Similarity does not make them equivalent. Nor does it mean, as Keith
points out, that one must cover all aspects of the other.

and
in many contexts (e.g. via IMAP) a message is just a message -- there is
no way to differentiate
"Usenet" and "email".

Which at most makes it convenient for the grammers to be equivalent. It does
not rise to the level of requiring it.

"Re: " is a mistake of Usenet that RFC 2822 has
picked up and run with.

Only to the extent of describing a prose convention.
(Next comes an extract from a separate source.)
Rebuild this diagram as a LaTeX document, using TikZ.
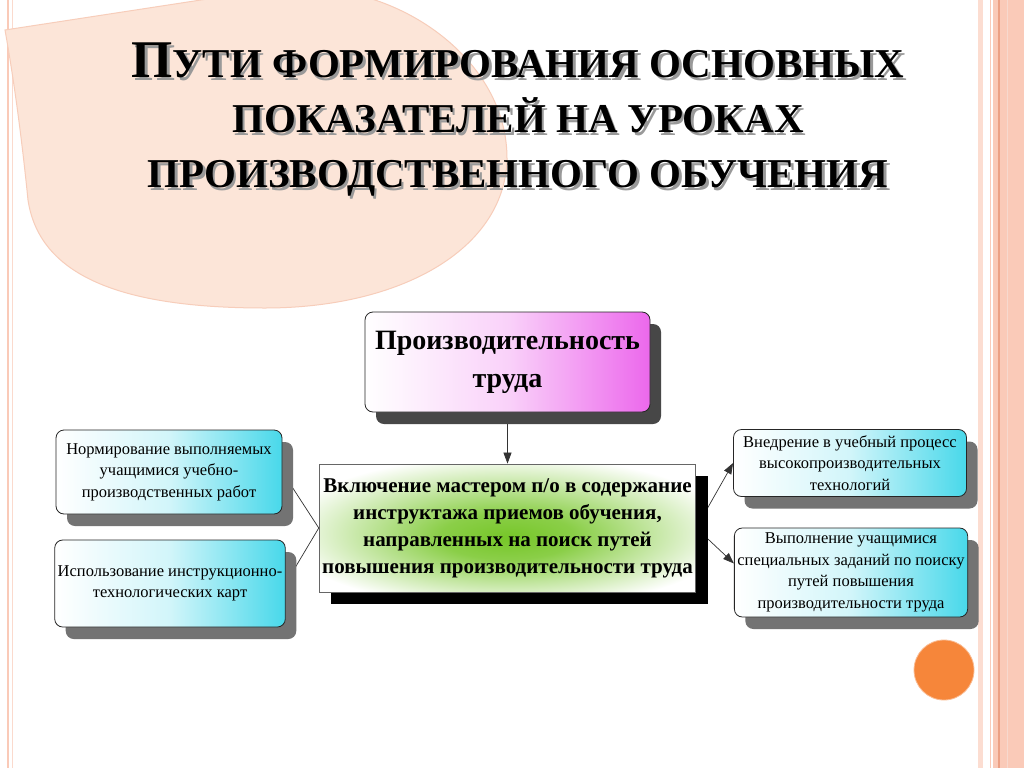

It does not appear in the
ABNF, nor should it IMO.

("cmsg" can for the moment be ignored here, since it is only significant
for Usenet transport
software)  From the point of view of library code handling the message
format, the fact that
1036 requires "Re: " (and cmsg) to be recognized effectively makes that
part of the syntax;
library code has no way of knowing whether the calling application is
Usenet-specific software,
an MTA, an email-only MUA, a combined email/news UA, or an IMAP client
(for which there
is no Usenet/email distinction).

You're making all sorts of assumptions here that just do not hold water: That
it is necessary to handle "Re:" at the same syntactic level, that a library
even needs to concern itself with this detail, that all implementations must
allow for the conflation of netnews material and email material.

The bottom line as far as I'm concerned is that I see no requirement
that "Re:" be handled in the 2822 ABNF. And since it is not a requirement,
it becomes a matter of costs versus benefits. And from what I've seen
so far the costs far exceed the benefits.